Perhaps because it's a relatively modern procedure and because it's typically used for food preservation, but the technique of freezing is almost never considered to be a cookery technique. Cooking is almost always considered to the be the technique of the addition of heat to a dish.
But where would we be without ice creams, sorbets, granaches and other frozen foods? Doesn't the technique of the preparation of these foods also deserve the term of cookery? After all you combine ingredients to form these dishes it's just that they're not heated, rather they're cooled.
To show what I mean, below I include a recipe for an ice cream and a classic sorbet.
Real Chocolate Ice Cream
120g dark chocolate (at least 70% cocoa solids)
2 eggs, slightly beaten
pinch of salt
1 tsp vanilla extract
Place the chocolate in a bain marie (double boiler) and heat, stirring frequently, until melted. Keeping it on the heat, gradually stir-in the milk, whisking all the while and continue cooking until smooth.

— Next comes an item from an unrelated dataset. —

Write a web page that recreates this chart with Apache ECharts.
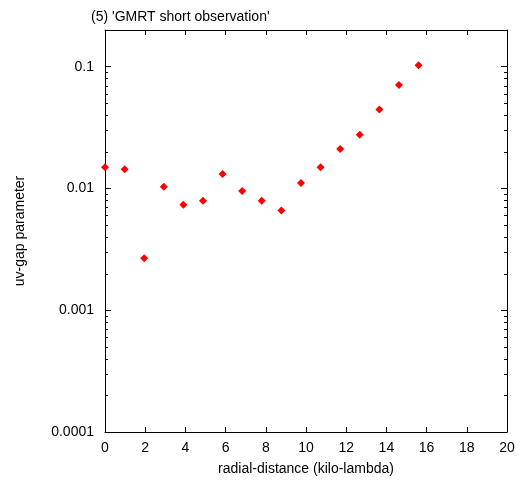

Lightly beat the eggs then beat in the sugar until pale and creamy. Stir the hot chocolate mixture into the eggs, beating constantly then add the cream, salt, vanilla and the additional milk. Set aside to cool then pour the mixture into the bowl of an ice cream machine and churn according to the manufacturer's instructions.
500ml fresh orange juice
juice of 1 lemon
finely-grated zest of 1/2 orange
Add the sugar and water to a saucepan. Heat gently until the sugar dissolves then bring to a boil and immediately take off the heat then set aside to cool. When the syrup solution is cold mix-in the orange and lemon juice and orange zest then pour the mixture into the bowl of an ice cream machine and churn according to the manufacturer's instructions.
Alternatively, if you don't have an ice cream making machine, pour the mixture into a non-metallic freezer-proof dish then cover with a lid and place in the freezer. Freeze until the sorbet is almost firm (but still a little liquid). Cut the sorbet into chunks and place in a blender. Process until smooth then transfer the sorbet back into the dish and freeze again until almost firm.
Once again chop the sorbet into pieces and process until smooth. This gets rid of all the ice crystals and makes the sorbet very smooth, which is what you want. Return to the freezer-proof dish and freeze completely. To serve, allow the sorbet to soften for 5 to 10 minutes at room temperature then spoon into dessert glasses and serve, garnished with a sprig of fresh mint.
I would challenge anyone to deny that the method of producing these dishes can't be classed as 'cookery'.